═══ Data excerpt ═══
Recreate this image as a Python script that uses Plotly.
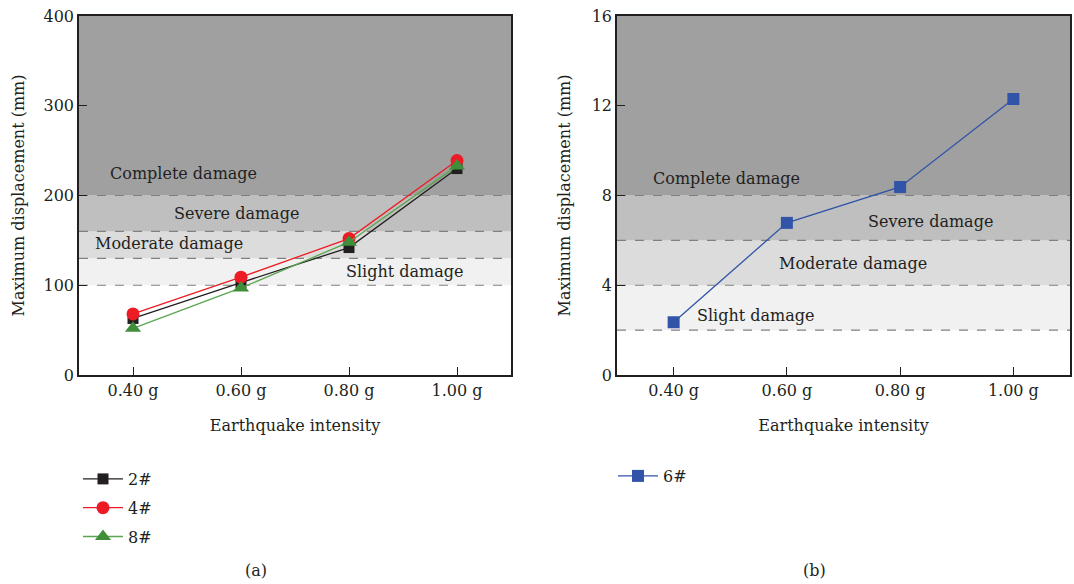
import plotly.graph_objects as go

intensity = [0.4, 0.6, 0.8, 1.0]
tick_labels = ["0.40 g", "0.60 g", "0.80 g", "1.00 g"]

s2 = [63, 103, 142, 230]
s4 = [68, 109, 152, 239]
s8 = [52, 97, 148, 233]
s6 = [2.35, 6.78, 8.38, 12.3]

# damage bands: limits
bands_a = [100, 130, 160, 200, 400]
bands_b = [2, 4, 6, 8, 16]
band_names = ["Slight damage", "Moderate damage", "Severe damage", "Complete damage"]
band_colors = ["#f0f1f0", "#dcdcdc", "#bfbfbf", "#a0a0a0"]

FONT = "DejaVu Serif"
FS = 16
TXT = "#231f20"
fig = go.Figure()

fig.add_trace(go.Scatter(x=intensity, y=s2, name="2#", mode="lines+markers", legendgroup="g2",
                         line=dict(color="#231f20", width=1.3),
                         marker=dict(symbol="square", size=11, color="#231f20"),
                         xaxis="x", yaxis="y", legend="legend"))
fig.add_trace(go.Scatter(x=intensity, y=s4, name="4#", mode="lines+markers", legendgroup="g4",
                         line=dict(color="#ed1c24", width=1.3),
                         marker=dict(symbol="circle", size=13, color="#ed1c24"),
                         xaxis="x", yaxis="y", legend="legend"))
fig.add_trace(go.Scatter(x=intensity, y=s8, name="8#", mode="lines+markers", legendgroup="g8",
                         line=dict(color="#5aa550", width=1.3),
                         marker=dict(symbol="triangle-up", size=14, color="#3f8f3a"),
                         xaxis="x", yaxis="y", legend="legend"))
fig.add_trace(go.Scatter(x=intensity, y=s6, name="6#", mode="lines+markers", legendgroup="g6",
                         line=dict(color="#3153a8", width=1.3),
                         marker=dict(symbol="square", size=12, color="#3153a8"),
                         xaxis="x2", yaxis="y2", legend="legend2"))

shapes = []
for (xr, yr, lims) in [("x", "y", bands_a), ("x2", "y2", bands_b)]:
    for i in range(4):
        shapes.append(dict(type="rect", xref=xr + " domain", yref=yr, x0=0, x1=1,
                           y0=lims[i], y1=lims[i + 1], fillcolor=band_colors[i],
                           line=dict(width=0), layer="below"))
    for i in range(4):
        shapes.append(dict(type="line", xref=xr + " domain", yref=yr, x0=0, x1=1,
                           y0=lims[i], y1=lims[i], line=dict(color="#808080", width=1.2, dash="dash"),
                           layer="below"))

annotations = []
# label positions, in band_names order (Slight, Moderate, Severe, Complete)
pos_a = [(0.902, 115), (0.467, 146), (0.591, 180), (0.493, 224)]
pos_b = [(0.544, 2.67), (0.717, 4.99), (0.853, 6.86), (0.4925, 8.78)]
for i in range(4):
    annotations.append(dict(x=pos_a[i][0], y=pos_a[i][1], xref="x", yref="y", text=band_names[i],
                            showarrow=False, font=dict(family=FONT, size=FS, color=TXT)))
    annotations.append(dict(x=pos_b[i][0], y=pos_b[i][1], xref="x2", yref="y2", text=band_names[i],
                            showarrow=False, font=dict(family=FONT, size=FS, color=TXT)))
annotations.append(dict(x=243 / 1074, y=1 - 570 / 584, xref="paper", yref="paper", text="(a)",
                        yanchor="middle", showarrow=False, font=dict(family=FONT, size=FS, color=TXT)))
annotations.append(dict(x=828 / 1074, y=1 - 570 / 584, xref="paper", yref="paper", text="(b)",
                        yanchor="middle", showarrow=False, font=dict(family=FONT, size=FS, color=TXT)))

axis_common = dict(showgrid=False, zeroline=False, showline=True, linecolor=TXT, linewidth=1.5,
                   mirror=True, ticks="inside", ticklen=8, tickcolor=TXT, automargin=False,
                   tickfont=dict(family=FONT, size=FS, color=TXT))

fig.update_layout(
    width=1074, height=584,
    margin=dict(l=0, r=0, t=0, b=0),
    paper_bgcolor="white", plot_bgcolor="white",
    font=dict(family=FONT, size=FS, color=TXT),
    xaxis=dict(domain=[79 / 1074, 511 / 1074], range=[0.3, 1.1], tickvals=intensity, ticktext=tick_labels,
               title=dict(text="Earthquake intensity", font=dict(family=FONT, size=FS), standoff=21),
               anchor="y", **axis_common),
    yaxis=dict(domain=[1 - 375 / 584, 1 - 16 / 584], range=[0, 400], tickvals=[0, 100, 200, 300, 400],
               title=dict(text="Maximum displacement (mm)", font=dict(family=FONT, size=FS), standoff=15),
               anchor="x", **axis_common),
    xaxis2=dict(domain=[617 / 1074, 1070 / 1074], range=[0.3, 1.1], tickvals=intensity, ticktext=tick_labels,
                title=dict(text="Earthquake intensity", font=dict(family=FONT, size=FS), standoff=21),
                anchor="y2", **axis_common),
    yaxis2=dict(domain=[1 - 375 / 584, 1 - 16 / 584], range=[0, 16], tickvals=[0, 4, 8, 12, 16],
                title=dict(text="Maximum displacement (mm)", font=dict(family=FONT, size=FS), standoff=17),
                anchor="x2", **axis_common),
    legend=dict(x=78 / 1074, y=1 - 462 / 584, xanchor="left", yanchor="top", bgcolor="rgba(0,0,0,0)",
                font=dict(family=FONT, size=FS), itemwidth=40, tracegroupgap=5),
    legend2=dict(x=613 / 1074, y=1 - 459 / 584, xanchor="left", yanchor="top", bgcolor="rgba(0,0,0,0)",
                 font=dict(family=FONT, size=FS), itemwidth=40),
    shapes=shapes, annotations=annotations, showlegend=True,
)

fig.write_html("out.html")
═══
- Job:
Leave every image out, and retype the material exactly.

- Finished task:
Recreate this image as a Python script that uses Plotly.
import plotly.graph_objects as go

intensity = [0.4, 0.6, 0.8, 1.0]
tick_labels = ["0.40 g", "0.60 g", "0.80 g", "1.00 g"]

s2 = [63, 103, 142, 230]
s4 = [68, 109, 152, 239]
s8 = [52, 97, 148, 233]
s6 = [2.35, 6.78, 8.38, 12.3]

# damage bands: limits
bands_a = [100, 130, 160, 200, 400]
bands_b = [2, 4, 6, 8, 16]
band_names = ["Slight damage", "Moderate damage", "Severe damage", "Complete damage"]
band_colors = ["#f0f1f0", "#dcdcdc", "#bfbfbf", "#a0a0a0"]

FONT = "DejaVu Serif"
FS = 16
TXT = "#231f20"
fig = go.Figure()

fig.add_trace(go.Scatter(x=intensity, y=s2, name="2#", mode="lines+markers", legendgroup="g2",
                         line=dict(color="#231f20", width=1.3),
                         marker=dict(symbol="square", size=11, color="#231f20"),
                         xaxis="x", yaxis="y", legend="legend"))
fig.add_trace(go.Scatter(x=intensity, y=s4, name="4#", mode="lines+markers", legendgroup="g4",
                         line=dict(color="#ed1c24", width=1.3),
                         marker=dict(symbol="circle", size=13, color="#ed1c24"),
                         xaxis="x", yaxis="y", legend="legend"))
fig.add_trace(go.Scatter(x=intensity, y=s8, name="8#", mode="lines+markers", legendgroup="g8",
                         line=dict(color="#5aa550", width=1.3),
                         marker=dict(symbol="triangle-up", size=14, color="#3f8f3a"),
                         xaxis="x", yaxis="y", legend="legend"))
fig.add_trace(go.Scatter(x=intensity, y=s6, name="6#", mode="lines+markers", legendgroup="g6",
                         line=dict(color="#3153a8", width=1.3),
                         marker=dict(symbol="square", size=12, color="#3153a8"),
                         xaxis="x2", yaxis="y2", legend="legend2"))

shapes = []
for (xr, yr, lims) in [("x", "y", bands_a), ("x2", "y2", bands_b)]:
    for i in range(4):
        shapes.append(dict(type="rect", xref=xr + " domain", yref=yr, x0=0, x1=1,
                           y0=lims[i], y1=lims[i + 1], fillcolor=band_colors[i],
                           line=dict(width=0), layer="below"))
    for i in range(4):
        shapes.append(dict(type="line", xref=xr + " domain", yref=yr, x0=0, x1=1,
                           y0=lims[i], y1=lims[i], line=dict(color="#808080", width=1.2, dash="dash"),
                           layer="below"))

annotations = []
# label positions, in band_names order (Slight, Moderate, Severe, Complete)
pos_a = [(0.902, 115), (0.467, 146), (0.591, 180), (0.493, 224)]
pos_b = [(0.544, 2.67), (0.717, 4.99), (0.853, 6.86), (0.4925, 8.78)]
for i in range(4):
    annotations.append(dict(x=pos_a[i][0], y=pos_a[i][1], xref="x", yref="y", text=band_names[i],
                            showarrow=False, font=dict(family=FONT, size=FS, color=TXT)))
    annotations.append(dict(x=pos_b[i][0], y=pos_b[i][1], xref="x2", yref="y2", text=band_names[i],
                            showarrow=False, font=dict(family=FONT, size=FS, color=TXT)))
annotations.append(dict(x=243 / 1074, y=1 - 570 / 584, xref="paper", yref="paper", text="(a)",
                        yanchor="middle", showarrow=False, font=dict(family=FONT, size=FS, color=TXT)))
annotations.append(dict(x=828 / 1074, y=1 - 570 / 584, xref="paper", yref="paper", text="(b)",
                        yanchor="middle", showarrow=False, font=dict(family=FONT, size=FS, color=TXT)))

axis_common = dict(showgrid=False, zeroline=False, showline=True, linecolor=TXT, linewidth=1.5,
                   mirror=True, ticks="inside", ticklen=8, tickcolor=TXT, automargin=False,
                   tickfont=dict(family=FONT, size=FS, color=TXT))

fig.update_layout(
    width=1074, height=584,
    margin=dict(l=0, r=0, t=0, b=0),
    paper_bgcolor="white", plot_bgcolor="white",
    font=dict(family=FONT, size=FS, color=TXT),
    xaxis=dict(domain=[79 / 1074, 511 / 1074], range=[0.3, 1.1], tickvals=intensity, ticktext=tick_labels,
               title=dict(text="Earthquake intensity", font=dict(family=FONT, size=FS), standoff=21),
               anchor="y", **axis_common),
    yaxis=dict(domain=[1 - 375 / 584, 1 - 16 / 584], range=[0, 400], tickvals=[0, 100, 200, 300, 400],
               title=dict(text="Maximum displacement (mm)", font=dict(family=FONT, size=FS), standoff=15),
               anchor="x", **axis_common),
    xaxis2=dict(domain=[617 / 1074, 1070 / 1074], range=[0.3, 1.1], tickvals=intensity, ticktext=tick_labels,
                title=dict(text="Earthquake intensity", font=dict(family=FONT, size=FS), standoff=21),
                anchor="y2", **axis_common),
    yaxis2=dict(domain=[1 - 375 / 584, 1 - 16 / 584], range=[0, 16], tickvals=[0, 4, 8, 12, 16],
                title=dict(text="Maximum displacement (mm)", font=dict(family=FONT, size=FS), standoff=17),
                anchor="x2", **axis_common),
    legend=dict(x=78 / 1074, y=1 - 462 / 584, xanchor="left", yanchor="top", bgcolor="rgba(0,0,0,0)",
                font=dict(family=FONT, size=FS), itemwidth=40, tracegroupgap=5),
    legend2=dict(x=613 / 1074, y=1 - 459 / 584, xanchor="left", yanchor="top", bgcolor="rgba(0,0,0,0)",
                 font=dict(family=FONT, size=FS), itemwidth=40),
    shapes=shapes, annotations=annotations, showlegend=True,
)

fig.write_html("out.html")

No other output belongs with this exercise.